La calle de la Palma es un refugio de tradiciones, uno de los últimos reductos donde los vecinos se siguen reuniendo en las noches de verano como antes hicieron sus abuelos y sus padres. Salirse a la puerta con una silla forma parte de una forma de vida que mantienen intacta aprovechando ese carácter de lugar apartado, de rincón perdido de arrabal que todavía conserva esta antigua calle, a tan sólo unos metros de la Plaza de Toros.
Las tertulias nocturnas de la calle de la Palma le deben mucho a sus casillas de planta baja, a las viviendas de puerta y ventana que siguen siendo mayoría en la zona, habitadas por familias que han ido heredando las casas y también las costumbres. Qué difícil es encontrarse con una reunión de vecinos en una acera de una calle de grandes bloques de pisos donde la gente suele vivir de puertas hacia dentro.

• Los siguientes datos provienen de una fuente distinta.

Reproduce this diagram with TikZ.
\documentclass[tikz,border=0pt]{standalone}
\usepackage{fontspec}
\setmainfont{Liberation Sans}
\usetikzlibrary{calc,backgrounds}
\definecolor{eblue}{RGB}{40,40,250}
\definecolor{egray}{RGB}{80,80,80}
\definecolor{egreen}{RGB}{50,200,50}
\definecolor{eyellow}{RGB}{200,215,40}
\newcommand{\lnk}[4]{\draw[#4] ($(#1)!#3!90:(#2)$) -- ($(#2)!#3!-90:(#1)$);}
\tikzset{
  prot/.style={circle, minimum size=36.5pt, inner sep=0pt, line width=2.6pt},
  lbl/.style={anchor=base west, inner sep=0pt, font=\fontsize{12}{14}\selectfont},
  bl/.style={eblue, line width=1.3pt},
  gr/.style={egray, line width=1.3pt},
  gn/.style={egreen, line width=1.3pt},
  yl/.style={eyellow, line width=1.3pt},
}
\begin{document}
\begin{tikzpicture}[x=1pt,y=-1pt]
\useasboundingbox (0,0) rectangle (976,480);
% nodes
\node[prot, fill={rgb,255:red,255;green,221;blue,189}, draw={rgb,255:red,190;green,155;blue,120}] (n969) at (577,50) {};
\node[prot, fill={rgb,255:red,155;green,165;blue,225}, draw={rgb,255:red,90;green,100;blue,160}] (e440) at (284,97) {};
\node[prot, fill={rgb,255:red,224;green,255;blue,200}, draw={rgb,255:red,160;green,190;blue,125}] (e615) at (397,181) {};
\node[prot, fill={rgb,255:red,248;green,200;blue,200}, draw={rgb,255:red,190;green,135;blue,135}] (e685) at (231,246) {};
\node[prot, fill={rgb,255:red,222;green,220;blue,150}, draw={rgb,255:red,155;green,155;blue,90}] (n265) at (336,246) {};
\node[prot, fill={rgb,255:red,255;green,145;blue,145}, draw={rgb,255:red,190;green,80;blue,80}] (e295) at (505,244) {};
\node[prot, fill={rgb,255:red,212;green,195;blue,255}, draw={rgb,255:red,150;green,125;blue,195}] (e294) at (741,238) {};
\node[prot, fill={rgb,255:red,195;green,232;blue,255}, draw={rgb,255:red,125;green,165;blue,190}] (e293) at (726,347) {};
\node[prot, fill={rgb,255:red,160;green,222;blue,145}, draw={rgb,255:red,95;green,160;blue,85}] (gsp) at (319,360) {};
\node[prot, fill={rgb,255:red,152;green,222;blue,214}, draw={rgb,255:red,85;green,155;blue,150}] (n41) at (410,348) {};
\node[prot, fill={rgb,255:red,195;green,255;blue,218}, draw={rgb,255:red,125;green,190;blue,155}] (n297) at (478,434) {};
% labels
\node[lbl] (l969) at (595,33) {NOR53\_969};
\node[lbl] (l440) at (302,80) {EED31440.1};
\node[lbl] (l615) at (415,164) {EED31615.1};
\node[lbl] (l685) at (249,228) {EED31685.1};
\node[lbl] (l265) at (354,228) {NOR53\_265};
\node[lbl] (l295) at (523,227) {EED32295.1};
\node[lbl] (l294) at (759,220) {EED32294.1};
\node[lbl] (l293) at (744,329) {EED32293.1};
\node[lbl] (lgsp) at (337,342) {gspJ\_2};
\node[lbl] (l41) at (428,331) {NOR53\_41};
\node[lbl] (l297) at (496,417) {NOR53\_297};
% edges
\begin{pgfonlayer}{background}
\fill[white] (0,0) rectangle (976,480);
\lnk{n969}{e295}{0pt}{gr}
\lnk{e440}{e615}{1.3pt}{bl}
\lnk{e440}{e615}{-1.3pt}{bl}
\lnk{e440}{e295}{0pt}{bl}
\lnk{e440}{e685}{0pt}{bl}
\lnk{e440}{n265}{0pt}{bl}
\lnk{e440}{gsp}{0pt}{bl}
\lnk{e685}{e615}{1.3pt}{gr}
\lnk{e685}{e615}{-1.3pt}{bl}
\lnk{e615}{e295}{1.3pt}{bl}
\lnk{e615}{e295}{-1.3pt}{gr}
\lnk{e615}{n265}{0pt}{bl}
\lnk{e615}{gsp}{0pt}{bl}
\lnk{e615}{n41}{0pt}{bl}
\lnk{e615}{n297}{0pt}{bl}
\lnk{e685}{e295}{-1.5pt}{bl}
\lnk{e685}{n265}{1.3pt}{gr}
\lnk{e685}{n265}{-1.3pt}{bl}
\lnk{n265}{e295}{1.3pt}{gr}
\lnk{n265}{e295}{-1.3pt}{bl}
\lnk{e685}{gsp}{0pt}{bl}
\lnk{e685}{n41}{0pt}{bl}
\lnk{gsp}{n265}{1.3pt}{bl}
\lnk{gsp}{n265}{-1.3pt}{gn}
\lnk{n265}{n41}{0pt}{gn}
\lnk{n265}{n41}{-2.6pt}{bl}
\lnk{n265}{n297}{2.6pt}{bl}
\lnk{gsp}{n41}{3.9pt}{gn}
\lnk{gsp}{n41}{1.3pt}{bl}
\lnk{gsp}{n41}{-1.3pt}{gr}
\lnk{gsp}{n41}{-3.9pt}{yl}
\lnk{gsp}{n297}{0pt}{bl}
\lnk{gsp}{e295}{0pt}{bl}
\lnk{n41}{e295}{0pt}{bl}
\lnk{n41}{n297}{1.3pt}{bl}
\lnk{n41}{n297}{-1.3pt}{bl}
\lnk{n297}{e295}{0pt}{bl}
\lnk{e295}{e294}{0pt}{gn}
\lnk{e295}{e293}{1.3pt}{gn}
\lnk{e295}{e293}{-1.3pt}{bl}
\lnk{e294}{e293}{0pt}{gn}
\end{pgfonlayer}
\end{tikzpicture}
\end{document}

La vecina más antigua del lugar se llama Rosalía Gallart Cruz. Nació en la calle en 1931, cuando la República y no piensa salir de ella. Desde entonces no ha dejado de cumplir con el ritual de tomar el fresco al relente y compartir su vida y sus historias.
A veces, cuando se cruza en el calendario un cumpleaños o el santo de algún vecino, las tertulias se transforman en banquetes donde no falta una sartén de migas o la paella reglamentaria. Después, cuando las horas van despejando las aceras y sólo los más trasnochadores se atreven a doblar el cabo de la madrugada, van apareciendo las viejas historias de siempre que son la memoria colectiva de la calle. Entonces, las más veteranas recuerdan aquel caso tan sonado de la criada de doña Joaquina, la panadera, que ocultó su embarazo durante nueve meses sin levantar ninguna sospecha y dio a luz en la azotea para dejar abandonada a la niña en un rincón del ‘terrao’.
Todavía hay quien recupera el perfume que dejaba en la calle el horno de la panadería de Intendencia donde hacían los chuscos para los soldados del Cuartel y el olor de los embutidos de Benahadux que colgaban del techo de la tienda de Juan Ortega.
María López López, que ya ha cumplido 93 años, recuerda que su marido era carnicero, el oficio que más abundaba entre los vecinos del lugar, y que su casa fue la primera que tuvo televisión en una época en la que la calle de la Palma estaba llena de niños que volaban en bandadas por las largas noches de estío.